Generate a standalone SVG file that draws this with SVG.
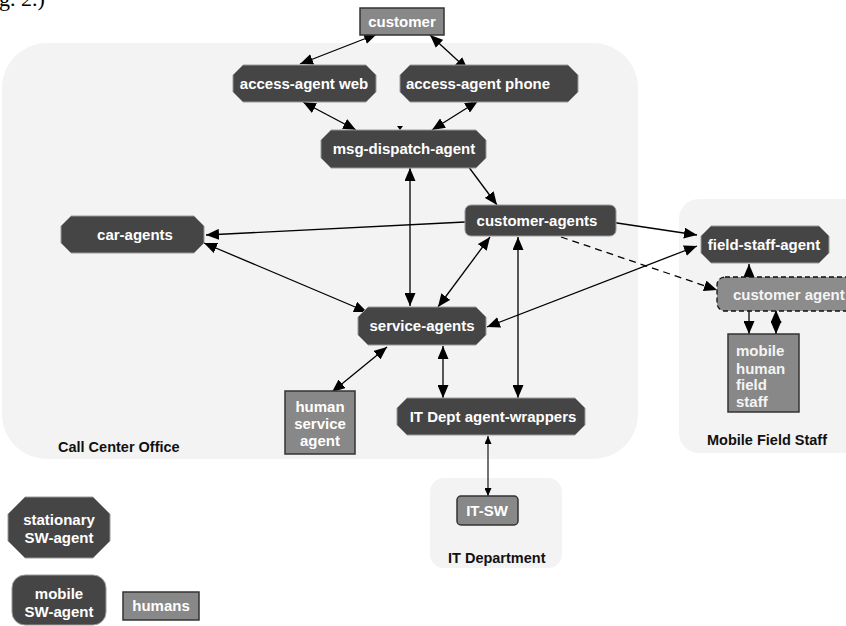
<svg xmlns="http://www.w3.org/2000/svg" width="846" height="626" viewBox="0 0 846 626">
  <style>
    .region { fill: #f3f3f3; stroke: none; }
    .region-label { font-family: "Liberation Sans", Arial, sans-serif; font-weight: bold; font-size: 14.5px; fill: #111; }
    .agent { fill: #454545; stroke: #9a9a9a; stroke-width: 1; }
    .human { fill: #888888; stroke: #333333; stroke-width: 1.5; }
    .mobile-dashed { fill: #8c8c8c; stroke: #111; stroke-width: 1.3; stroke-dasharray: 5 3; }
    .label { font-family: "Liberation Sans", Arial, sans-serif; font-weight: bold; font-size: 15px; fill: #ffffff; text-anchor: middle; }
    .label-left { font-family: "Liberation Sans", Arial, sans-serif; font-weight: bold; font-size: 15px; fill: #f4f4f4; }
    .link { fill: none; stroke: #000; stroke-width: 1.3; }
    .both { marker-start: url(#head); marker-end: url(#head); }
    .one { marker-end: url(#head); }
    .dashed { stroke-dasharray: 7 5; }
    .thin { stroke-width: 1.1; marker-start: url(#small); marker-end: url(#small); }
  </style>
  <defs>
    <marker id="head" markerUnits="userSpaceOnUse" markerWidth="13" markerHeight="11" refX="13" refY="5.5" orient="auto-start-reverse">
      <path d="M0,0 L13,5.5 L0,11 Z" fill="#000"/>
    </marker>
    <marker id="small" markerUnits="userSpaceOnUse" markerWidth="8" markerHeight="7" refX="8" refY="3.5" orient="auto-start-reverse">
      <path d="M0,0 L8,3.5 L0,7 Z" fill="#000"/>
    </marker>
  </defs>

  <!-- caption fragment at the top edge -->
  <text x="-1" y="6" font-family="Liberation Serif, serif" font-size="22" fill="#000">g. 2.)</text>

  <!-- regions -->
  <g id="call-center-office">
    <rect class="region" x="2" y="43" width="636" height="416" rx="45" ry="45"/>
    <text class="region-label" x="58" y="452">Call Center Office</text>
  </g>
  <g id="mobile-field-staff">
    <rect class="region" x="679" y="199" width="190" height="254" rx="20" ry="20"/>
    <text class="region-label" x="707" y="445">Mobile Field Staff</text>
  </g>
  <g id="it-department">
    <rect class="region" x="430" y="478" width="132" height="90" rx="14" ry="14"/>
    <text class="region-label" x="448" y="563">IT Department</text>
  </g>

  <!-- connectors -->
  <g id="connectors">
    <line class="link both" x1="377" y1="34" x2="300" y2="64"/>
    <line class="link both" x1="430" y1="35" x2="468" y2="70"/>
    <line class="link both" x1="303" y1="102" x2="356" y2="130"/>
    <line class="link both" x1="478" y1="101" x2="432" y2="130"/>
    <path d="M397,126 L403,126 L400,130 Z" fill="#000"/>
    <line class="link one" x1="465" y1="162" x2="497" y2="205"/>
    <line class="link both" x1="410" y1="168" x2="410" y2="306"/>
    <line class="link one" x1="465" y1="222" x2="206" y2="235"/>
    <line class="link both" x1="204" y1="243" x2="367" y2="312"/>
    <line class="link both" x1="490" y1="237" x2="438" y2="307"/>
    <line class="link both" x1="518" y1="237" x2="518" y2="398"/>
    <line class="link both" x1="597" y1="220" x2="697" y2="235"/>
    <line class="link both" x1="697" y1="246" x2="487" y2="327"/>
    <line class="link one dashed" x1="561" y1="237" x2="717" y2="290"/>
    <line class="link both" x1="387" y1="347" x2="332" y2="392"/>
    <line class="link both" x1="443" y1="346" x2="443" y2="398"/>
    <line class="link thin" x1="488" y1="436" x2="488" y2="496"/>
    <line class="link both" x1="749" y1="264" x2="749" y2="334"/>
    <line class="link both" x1="776" y1="310" x2="776" y2="334"/>
  </g>

  <!-- nodes -->
  <g id="customer">
    <rect class="human" x="360" y="8" width="84" height="27"/>
    <text class="label" x="402" y="27">customer</text>
  </g>
  <g id="access-agent-web">
    <path class="agent" d="M243,65 H366 L376,75 V92 L366,102 H243 L233,92 V75 Z"/>
    <text class="label" x="304" y="89">access-agent web</text>
  </g>
  <g id="access-agent-phone">
    <path class="agent" d="M410,65 H568 L578,75 V92 L568,102 H410 L400,92 V75 Z"/>
    <text class="label" x="478" y="89">access-agent phone</text>
  </g>
  <g id="msg-dispatch-agent">
    <path class="agent" d="M331,130 H476 L486,140 V158 L476,168 H331 L321,158 V140 Z"/>
    <text class="label" x="404" y="154">msg-dispatch-agent</text>
  </g>
  <g id="car-agents">
    <path class="agent" d="M71,216 H194 L204,226 V243 L194,253 H71 L61,243 V226 Z"/>
    <text class="label" x="135" y="240">car-agents</text>
  </g>
  <g id="customer-agents">
    <rect class="agent" x="465" y="205" width="151" height="31" rx="6" ry="6"/>
    <text class="label" x="537" y="226">customer-agents</text>
  </g>
  <g id="service-agents">
    <path class="agent" d="M368,307 H476 L486,317 V335 L476,345 H368 L358,335 V317 Z"/>
    <text class="label" x="422" y="331">service-agents</text>
  </g>
  <g id="human-service-agent">
    <rect class="human" x="285" y="391" width="70" height="63"/>
    <text class="label" x="320" y="412">human</text>
    <text class="label" x="320" y="429">service</text>
    <text class="label" x="320" y="446">agent</text>
  </g>
  <g id="it-dept-agent-wrappers">
    <path class="agent" d="M407,398 H575 L585,408 V425 L575,435 H407 L397,425 V408 Z"/>
    <text class="label" x="493" y="422">IT Dept agent-wrappers</text>
  </g>
  <g id="field-staff-agent">
    <path class="agent" d="M711,226 H819 L829,236 V253 L819,263 H711 L701,253 V236 Z"/>
    <text class="label" x="764" y="250">field-staff-agent</text>
  </g>
  <g id="customer-agent-mobile">
    <rect class="mobile-dashed" x="717" y="277" width="140" height="34" rx="8" ry="8"/>
    <text class="label-left" x="733" y="300">customer agent</text>
  </g>
  <g id="mobile-human-field-staff">
    <rect class="human" x="728" y="334" width="71" height="78"/>
    <text class="label-left" x="736" y="356">mobile</text>
    <text class="label-left" x="736" y="374">human</text>
    <text class="label-left" x="736" y="390">field</text>
    <text class="label-left" x="736" y="407">staff</text>
  </g>
  <g id="it-sw">
    <rect class="human" x="457" y="496" width="61" height="29" rx="4" ry="4"/>
    <text class="label" x="487" y="516">IT-SW</text>
  </g>

  <!-- legend -->
  <g id="legend-stationary">
    <path class="agent" d="M25,497 H93 L110,514 V541 L93,558 H25 L8,541 V514 Z"/>
    <text class="label" x="59" y="525">stationary</text>
    <text class="label" x="59" y="543">SW-agent</text>
  </g>
  <g id="legend-mobile">
    <rect class="agent" x="12" y="575" width="94" height="50" rx="13" ry="13"/>
    <text class="label" x="59" y="599">mobile</text>
    <text class="label" x="59" y="617">SW-agent</text>
  </g>
  <g id="legend-humans">
    <rect class="human" x="123" y="592" width="76" height="28"/>
    <text class="label" x="161" y="611">humans</text>
  </g>
</svg>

━━━

→ WHAT IS BEING ASKED: Your task is to reproduce all of the material exactly. The pictures stay out.

→ ANSWER IN FULL:
Generate a standalone SVG file that draws this with SVG.
<svg xmlns="http://www.w3.org/2000/svg" width="846" height="626" viewBox="0 0 846 626">
  <style>
    .region { fill: #f3f3f3; stroke: none; }
    .region-label { font-family: "Liberation Sans", Arial, sans-serif; font-weight: bold; font-size: 14.5px; fill: #111; }
    .agent { fill: #454545; stroke: #9a9a9a; stroke-width: 1; }
    .human { fill: #888888; stroke: #333333; stroke-width: 1.5; }
    .mobile-dashed { fill: #8c8c8c; stroke: #111; stroke-width: 1.3; stroke-dasharray: 5 3; }
    .label { font-family: "Liberation Sans", Arial, sans-serif; font-weight: bold; font-size: 15px; fill: #ffffff; text-anchor: middle; }
    .label-left { font-family: "Liberation Sans", Arial, sans-serif; font-weight: bold; font-size: 15px; fill: #f4f4f4; }
    .link { fill: none; stroke: #000; stroke-width: 1.3; }
    .both { marker-start: url(#head); marker-end: url(#head); }
    .one { marker-end: url(#head); }
    .dashed { stroke-dasharray: 7 5; }
    .thin { stroke-width: 1.1; marker-start: url(#small); marker-end: url(#small); }
  </style>
  <defs>
    <marker id="head" markerUnits="userSpaceOnUse" markerWidth="13" markerHeight="11" refX="13" refY="5.5" orient="auto-start-reverse">
      <path d="M0,0 L13,5.5 L0,11 Z" fill="#000"/>
    </marker>
    <marker id="small" markerUnits="userSpaceOnUse" markerWidth="8" markerHeight="7" refX="8" refY="3.5" orient="auto-start-reverse">
      <path d="M0,0 L8,3.5 L0,7 Z" fill="#000"/>
    </marker>
  </defs>

  <!-- caption fragment at the top edge -->
  <text x="-1" y="6" font-family="Liberation Serif, serif" font-size="22" fill="#000">g. 2.)</text>

  <!-- regions -->
  <g id="call-center-office">
    <rect class="region" x="2" y="43" width="636" height="416" rx="45" ry="45"/>
    <text class="region-label" x="58" y="452">Call Center Office</text>
  </g>
  <g id="mobile-field-staff">
    <rect class="region" x="679" y="199" width="190" height="254" rx="20" ry="20"/>
    <text class="region-label" x="707" y="445">Mobile Field Staff</text>
  </g>
  <g id="it-department">
    <rect class="region" x="430" y="478" width="132" height="90" rx="14" ry="14"/>
    <text class="region-label" x="448" y="563">IT Department</text>
  </g>

  <!-- connectors -->
  <g id="connectors">
    <line class="link both" x1="377" y1="34" x2="300" y2="64"/>
    <line class="link both" x1="430" y1="35" x2="468" y2="70"/>
    <line class="link both" x1="303" y1="102" x2="356" y2="130"/>
    <line class="link both" x1="478" y1="101" x2="432" y2="130"/>
    <path d="M397,126 L403,126 L400,130 Z" fill="#000"/>
    <line class="link one" x1="465" y1="162" x2="497" y2="205"/>
    <line class="link both" x1="410" y1="168" x2="410" y2="306"/>
    <line class="link one" x1="465" y1="222" x2="206" y2="235"/>
    <line class="link both" x1="204" y1="243" x2="367" y2="312"/>
    <line class="link both" x1="490" y1="237" x2="438" y2="307"/>
    <line class="link both" x1="518" y1="237" x2="518" y2="398"/>
    <line class="link both" x1="597" y1="220" x2="697" y2="235"/>
    <line class="link both" x1="697" y1="246" x2="487" y2="327"/>
    <line class="link one dashed" x1="561" y1="237" x2="717" y2="290"/>
    <line class="link both" x1="387" y1="347" x2="332" y2="392"/>
    <line class="link both" x1="443" y1="346" x2="443" y2="398"/>
    <line class="link thin" x1="488" y1="436" x2="488" y2="496"/>
    <line class="link both" x1="749" y1="264" x2="749" y2="334"/>
    <line class="link both" x1="776" y1="310" x2="776" y2="334"/>
  </g>

  <!-- nodes -->
  <g id="customer">
    <rect class="human" x="360" y="8" width="84" height="27"/>
    <text class="label" x="402" y="27">customer</text>
  </g>
  <g id="access-agent-web">
    <path class="agent" d="M243,65 H366 L376,75 V92 L366,102 H243 L233,92 V75 Z"/>
    <text class="label" x="304" y="89">access-agent web</text>
  </g>
  <g id="access-agent-phone">
    <path class="agent" d="M410,65 H568 L578,75 V92 L568,102 H410 L400,92 V75 Z"/>
    <text class="label" x="478" y="89">access-agent phone</text>
  </g>
  <g id="msg-dispatch-agent">
    <path class="agent" d="M331,130 H476 L486,140 V158 L476,168 H331 L321,158 V140 Z"/>
    <text class="label" x="404" y="154">msg-dispatch-agent</text>
  </g>
  <g id="car-agents">
    <path class="agent" d="M71,216 H194 L204,226 V243 L194,253 H71 L61,243 V226 Z"/>
    <text class="label" x="135" y="240">car-agents</text>
  </g>
  <g id="customer-agents">
    <rect class="agent" x="465" y="205" width="151" height="31" rx="6" ry="6"/>
    <text class="label" x="537" y="226">customer-agents</text>
  </g>
  <g id="service-agents">
    <path class="agent" d="M368,307 H476 L486,317 V335 L476,345 H368 L358,335 V317 Z"/>
    <text class="label" x="422" y="331">service-agents</text>
  </g>
  <g id="human-service-agent">
    <rect class="human" x="285" y="391" width="70" height="63"/>
    <text class="label" x="320" y="412">human</text>
    <text class="label" x="320" y="429">service</text>
    <text class="label" x="320" y="446">agent</text>
  </g>
  <g id="it-dept-agent-wrappers">
    <path class="agent" d="M407,398 H575 L585,408 V425 L575,435 H407 L397,425 V408 Z"/>
    <text class="label" x="493" y="422">IT Dept agent-wrappers</text>
  </g>
  <g id="field-staff-agent">
    <path class="agent" d="M711,226 H819 L829,236 V253 L819,263 H711 L701,253 V236 Z"/>
    <text class="label" x="764" y="250">field-staff-agent</text>
  </g>
  <g id="customer-agent-mobile">
    <rect class="mobile-dashed" x="717" y="277" width="140" height="34" rx="8" ry="8"/>
    <text class="label-left" x="733" y="300">customer agent</text>
  </g>
  <g id="mobile-human-field-staff">
    <rect class="human" x="728" y="334" width="71" height="78"/>
    <text class="label-left" x="736" y="356">mobile</text>
    <text class="label-left" x="736" y="374">human</text>
    <text class="label-left" x="736" y="390">field</text>
    <text class="label-left" x="736" y="407">staff</text>
  </g>
  <g id="it-sw">
    <rect class="human" x="457" y="496" width="61" height="29" rx="4" ry="4"/>
    <text class="label" x="487" y="516">IT-SW</text>
  </g>

  <!-- legend -->
  <g id="legend-stationary">
    <path class="agent" d="M25,497 H93 L110,514 V541 L93,558 H25 L8,541 V514 Z"/>
    <text class="label" x="59" y="525">stationary</text>
    <text class="label" x="59" y="543">SW-agent</text>
  </g>
  <g id="legend-mobile">
    <rect class="agent" x="12" y="575" width="94" height="50" rx="13" ry="13"/>
    <text class="label" x="59" y="599">mobile</text>
    <text class="label" x="59" y="617">SW-agent</text>
  </g>
  <g id="legend-humans">
    <rect class="human" x="123" y="592" width="76" height="28"/>
    <text class="label" x="161" y="611">humans</text>
  </g>
</svg>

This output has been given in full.